**Exercise directions:** Transcribe the material exactly. Images do not belong in the copy.

**Data provided:**
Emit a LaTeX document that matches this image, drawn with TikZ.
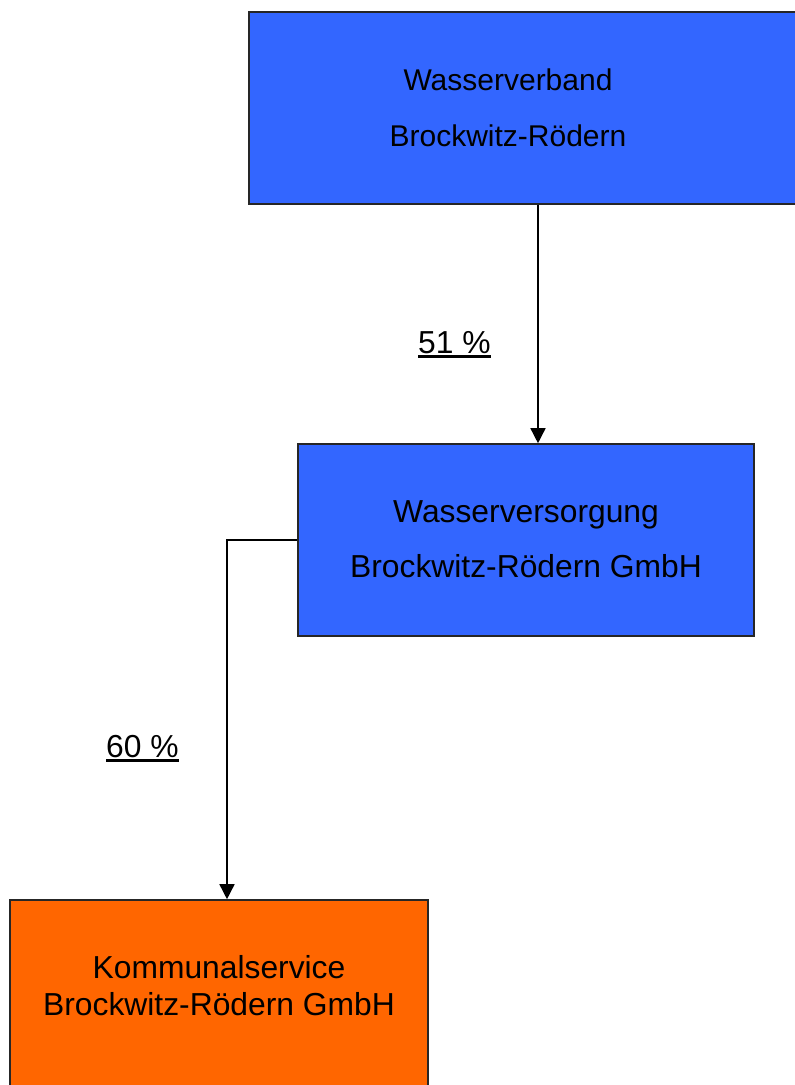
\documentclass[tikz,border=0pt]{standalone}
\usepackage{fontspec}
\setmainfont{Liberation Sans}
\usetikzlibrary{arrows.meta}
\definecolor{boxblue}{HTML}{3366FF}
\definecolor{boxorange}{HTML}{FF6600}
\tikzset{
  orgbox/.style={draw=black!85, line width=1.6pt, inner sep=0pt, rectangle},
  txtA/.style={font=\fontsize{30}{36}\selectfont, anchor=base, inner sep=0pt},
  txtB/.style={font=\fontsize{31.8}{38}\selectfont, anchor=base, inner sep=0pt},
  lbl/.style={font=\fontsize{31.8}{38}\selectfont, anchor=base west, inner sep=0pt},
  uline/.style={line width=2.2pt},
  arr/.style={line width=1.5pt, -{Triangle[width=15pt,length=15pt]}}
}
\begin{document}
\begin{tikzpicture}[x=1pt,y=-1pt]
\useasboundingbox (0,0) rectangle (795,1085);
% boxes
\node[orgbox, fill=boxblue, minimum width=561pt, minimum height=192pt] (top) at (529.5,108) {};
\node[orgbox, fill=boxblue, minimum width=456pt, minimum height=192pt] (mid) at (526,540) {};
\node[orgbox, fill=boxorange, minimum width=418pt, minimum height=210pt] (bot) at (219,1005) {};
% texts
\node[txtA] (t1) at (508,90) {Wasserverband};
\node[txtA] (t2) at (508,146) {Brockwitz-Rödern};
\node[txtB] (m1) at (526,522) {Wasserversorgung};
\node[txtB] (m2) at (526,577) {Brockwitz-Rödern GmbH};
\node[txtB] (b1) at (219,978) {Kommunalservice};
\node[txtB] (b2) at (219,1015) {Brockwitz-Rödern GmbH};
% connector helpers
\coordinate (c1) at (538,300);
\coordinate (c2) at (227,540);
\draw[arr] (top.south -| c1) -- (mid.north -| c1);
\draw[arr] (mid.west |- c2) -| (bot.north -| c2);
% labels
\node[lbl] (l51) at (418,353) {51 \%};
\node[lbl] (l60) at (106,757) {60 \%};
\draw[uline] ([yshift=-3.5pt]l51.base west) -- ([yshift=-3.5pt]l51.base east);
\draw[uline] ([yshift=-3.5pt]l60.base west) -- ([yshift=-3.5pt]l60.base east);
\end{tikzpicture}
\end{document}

**The solution:**
Emit a LaTeX document that matches this image, drawn with TikZ.
\documentclass[tikz,border=0pt]{standalone}
\usepackage{fontspec}
\setmainfont{Liberation Sans}
\usetikzlibrary{arrows.meta}
\definecolor{boxblue}{HTML}{3366FF}
\definecolor{boxorange}{HTML}{FF6600}
\tikzset{
  orgbox/.style={draw=black!85, line width=1.6pt, inner sep=0pt, rectangle},
  txtA/.style={font=\fontsize{30}{36}\selectfont, anchor=base, inner sep=0pt},
  txtB/.style={font=\fontsize{31.8}{38}\selectfont, anchor=base, inner sep=0pt},
  lbl/.style={font=\fontsize{31.8}{38}\selectfont, anchor=base west, inner sep=0pt},
  uline/.style={line width=2.2pt},
  arr/.style={line width=1.5pt, -{Triangle[width=15pt,length=15pt]}}
}
\begin{document}
\begin{tikzpicture}[x=1pt,y=-1pt]
\useasboundingbox (0,0) rectangle (795,1085);
% boxes
\node[orgbox, fill=boxblue, minimum width=561pt, minimum height=192pt] (top) at (529.5,108) {};
\node[orgbox, fill=boxblue, minimum width=456pt, minimum height=192pt] (mid) at (526,540) {};
\node[orgbox, fill=boxorange, minimum width=418pt, minimum height=210pt] (bot) at (219,1005) {};
% texts
\node[txtA] (t1) at (508,90) {Wasserverband};
\node[txtA] (t2) at (508,146) {Brockwitz-Rödern};
\node[txtB] (m1) at (526,522) {Wasserversorgung};
\node[txtB] (m2) at (526,577) {Brockwitz-Rödern GmbH};
\node[txtB] (b1) at (219,978) {Kommunalservice};
\node[txtB] (b2) at (219,1015) {Brockwitz-Rödern GmbH};
% connector helpers
\coordinate (c1) at (538,300);
\coordinate (c2) at (227,540);
\draw[arr] (top.south -| c1) -- (mid.north -| c1);
\draw[arr] (mid.west |- c2) -| (bot.north -| c2);
% labels
\node[lbl] (l51) at (418,353) {51 \%};
\node[lbl] (l60) at (106,757) {60 \%};
\draw[uline] ([yshift=-3.5pt]l51.base west) -- ([yshift=-3.5pt]l51.base east);
\draw[uline] ([yshift=-3.5pt]l60.base west) -- ([yshift=-3.5pt]l60.base east);
\end{tikzpicture}
\end{document}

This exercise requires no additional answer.